[PROVIDED MATERIAL start]

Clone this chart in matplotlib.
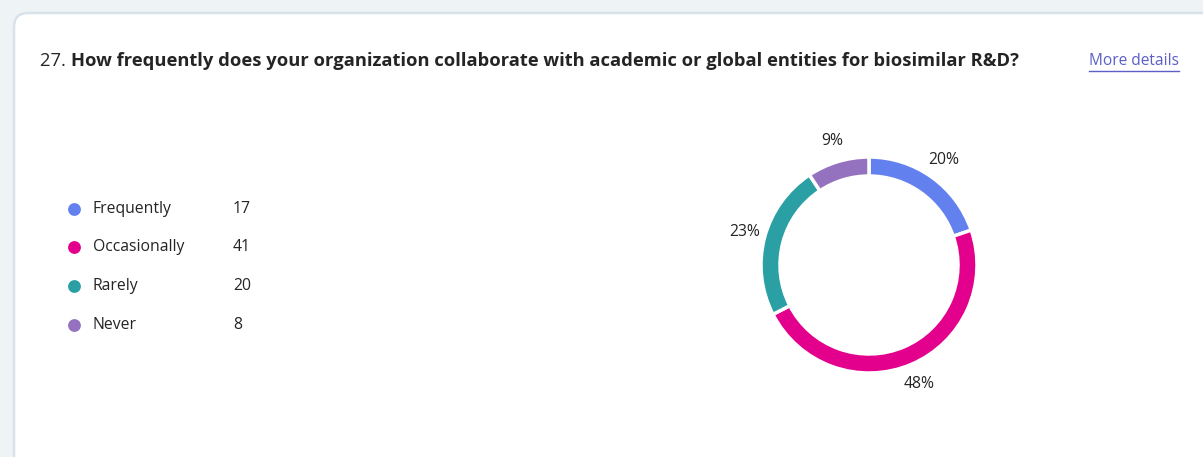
import matplotlib
matplotlib.use("Agg")
import matplotlib.pyplot as plt
from matplotlib.patches import FancyBboxPatch

# Survey responses
categories = ["Frequently", "Occasionally", "Rarely", "Never"]
counts = [17, 41, 20, 8]
colors = ["#6381ee", "#e3008c", "#2aa0a4", "#9472c0"]
question_no = "27."
question = "How frequently does your organization collaborate with academic or global entities for biosimilar R&D?"
link_text = "More details"

W, H = 1203, 457
plt.rcParams["font.family"] = ["Open Sans", "DejaVu Sans"]
TEXT = "#242424"

fig = plt.figure(figsize=(W / 100, H / 100), dpi=100)
fig.patch.set_facecolor("#eef3f6")

# Full-figure axes in pixel coordinates (y grows downward)
bg = fig.add_axes([0, 0, 1, 1])
bg.set_xlim(0, W)
bg.set_ylim(H, 0)
bg.axis("off")

# Card with soft border
card = FancyBboxPatch((14, 13), W + 20, H + 20,
                      boxstyle="round,pad=0,rounding_size=14",
                      facecolor="white", edgecolor="#d8e2eb", linewidth=1.8)
bg.add_patch(card)


def px_to_data_x(px):
    return bg.transData.inverted().transform((px, 0))[0]


# Question title: plain number followed by bold question
t1 = bg.text(40, 61, question_no + " ", fontsize=13.2, color=TEXT, va="center", ha="left")
fig.canvas.draw()
renderer = fig.canvas.get_renderer()
x_next = px_to_data_x(t1.get_window_extent(renderer).x1)
bg.text(x_next, 61, question, fontsize=13.2, fontweight="bold", color=TEXT,
        va="center", ha="left")

# Link with underline
lk = bg.text(1179, 61, link_text, fontsize=11.2, color="#5b5fc7", va="center", ha="right")
fig.canvas.draw()
lb = lk.get_window_extent(fig.canvas.get_renderer())
bg.plot([px_to_data_x(lb.x0), px_to_data_x(lb.x1)], [70.5, 70.5], color="#5b5fc7", linewidth=1)

# Legend
row_y = [209, 247, 286, 325]
for name, val, c, y in zip(categories, counts, colors, row_y):
    bg.scatter([74], [y], s=85, color=c, zorder=3, linewidths=0)
    bg.text(93, y, name, fontsize=11.3, color=TEXT, va="center", ha="left")
    bg.text(233, y, str(val), fontsize=11.3, color=TEXT, va="center", ha="left")

# Donut chart
cx, cy, half = 869, 265, 150
ax = fig.add_axes([(cx - half) / W, (H - cy - half) / H, 2 * half / W, 2 * half / H])
ax.set_aspect("equal")
ax.axis("off")
R = 108
wedges, _, autotexts = ax.pie(
    counts, colors=colors, radius=R, startangle=90, counterclock=False,
    wedgeprops=dict(width=19, edgecolor="white", linewidth=2.5),
    autopct="%.0f%%", pctdistance=129 / R,
    textprops=dict(fontsize=11.3, color=TEXT),
)
for t in autotexts:
    t.set_ha("center")
    t.set_va("center")
ax.set_xlim(-half, half)
ax.set_ylim(-half, half)

fig.savefig("out.png", dpi=100, facecolor=fig.get_facecolor())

[PROVIDED MATERIAL end]

*TASK STATEMENT*: Reproduce the whole listing above word for word, but not its pictures.

*OUTPUT FOR THIS TASK*:
Clone this chart in matplotlib.
import matplotlib
matplotlib.use("Agg")
import matplotlib.pyplot as plt
from matplotlib.patches import FancyBboxPatch

# Survey responses
categories = ["Frequently", "Occasionally", "Rarely", "Never"]
counts = [17, 41, 20, 8]
colors = ["#6381ee", "#e3008c", "#2aa0a4", "#9472c0"]
question_no = "27."
question = "How frequently does your organization collaborate with academic or global entities for biosimilar R&D?"
link_text = "More details"

W, H = 1203, 457
plt.rcParams["font.family"] = ["Open Sans", "DejaVu Sans"]
TEXT = "#242424"

fig = plt.figure(figsize=(W / 100, H / 100), dpi=100)
fig.patch.set_facecolor("#eef3f6")

# Full-figure axes in pixel coordinates (y grows downward)
bg = fig.add_axes([0, 0, 1, 1])
bg.set_xlim(0, W)
bg.set_ylim(H, 0)
bg.axis("off")

# Card with soft border
card = FancyBboxPatch((14, 13), W + 20, H + 20,
                      boxstyle="round,pad=0,rounding_size=14",
                      facecolor="white", edgecolor="#d8e2eb", linewidth=1.8)
bg.add_patch(card)


def px_to_data_x(px):
    return bg.transData.inverted().transform((px, 0))[0]


# Question title: plain number followed by bold question
t1 = bg.text(40, 61, question_no + " ", fontsize=13.2, color=TEXT, va="center", ha="left")
fig.canvas.draw()
renderer = fig.canvas.get_renderer()
x_next = px_to_data_x(t1.get_window_extent(renderer).x1)
bg.text(x_next, 61, question, fontsize=13.2, fontweight="bold", color=TEXT,
        va="center", ha="left")

# Link with underline
lk = bg.text(1179, 61, link_text, fontsize=11.2, color="#5b5fc7", va="center", ha="right")
fig.canvas.draw()
lb = lk.get_window_extent(fig.canvas.get_renderer())
bg.plot([px_to_data_x(lb.x0), px_to_data_x(lb.x1)], [70.5, 70.5], color="#5b5fc7", linewidth=1)

# Legend
row_y = [209, 247, 286, 325]
for name, val, c, y in zip(categories, counts, colors, row_y):
    bg.scatter([74], [y], s=85, color=c, zorder=3, linewidths=0)
    bg.text(93, y, name, fontsize=11.3, color=TEXT, va="center", ha="left")
    bg.text(233, y, str(val), fontsize=11.3, color=TEXT, va="center", ha="left")

# Donut chart
cx, cy, half = 869, 265, 150
ax = fig.add_axes([(cx - half) / W, (H - cy - half) / H, 2 * half / W, 2 * half / H])
ax.set_aspect("equal")
ax.axis("off")
R = 108
wedges, _, autotexts = ax.pie(
    counts, colors=colors, radius=R, startangle=90, counterclock=False,
    wedgeprops=dict(width=19, edgecolor="white", linewidth=2.5),
    autopct="%.0f%%", pctdistance=129 / R,
    textprops=dict(fontsize=11.3, color=TEXT),
)
for t in autotexts:
    t.set_ha("center")
    t.set_va("center")
ax.set_xlim(-half, half)
ax.set_ylim(-half, half)

fig.savefig("out.png", dpi=100, facecolor=fig.get_facecolor())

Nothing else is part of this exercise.